Preheat oven to 425°. Heat 10-inch oven-proof skillet* or 9-inch cake pan or pie plate in oven until hot.
Meanwhile, beat eggs in large mixing bowl with electric mixer at high speed until pale and frothy, about 1 minute. Beat in milk, flour, 1/4 teaspoon salt and 1/8 teaspoon pepper at medium speed until smooth, about 1 minute. Stir in green onions. (Batter will be thin).
Melt 1/4 cup Country Crock® Honey Spread in hot skillet, swirling to coat. Add batter and immediately return skillet to oven. Bake 18 minutes or until puffed and golden brown.
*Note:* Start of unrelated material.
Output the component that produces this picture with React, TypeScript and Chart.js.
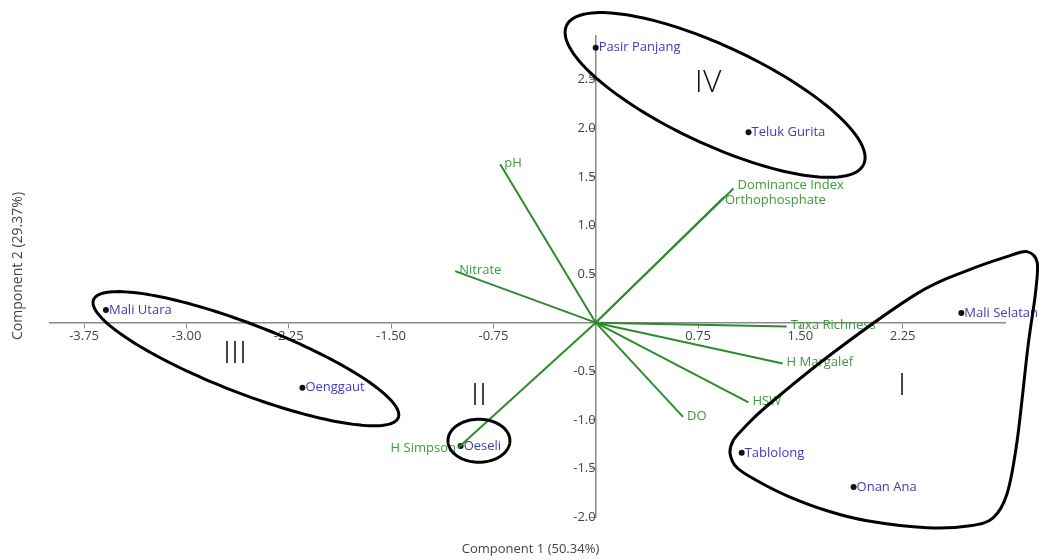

Meanwhile, for Filling, melt 1 tablespoon Spread in another 10-inch nonstick skillet over medium-high heat and cook mushrooms, stirring occasionally, until tender and almost all liquid is absorbed, about 8 minutes. Stir in peas and heat through. Stir in remaining 2 tablespoon Spread, thyme, remaining 1/4 teaspoon salt and 1/8 teaspoon pepper. Spoon hot filling into Dutch Baby, then garnish with parsley. Serve immediately.
*To make handle oven-proof, wrap with heavy-duty aluminum foil.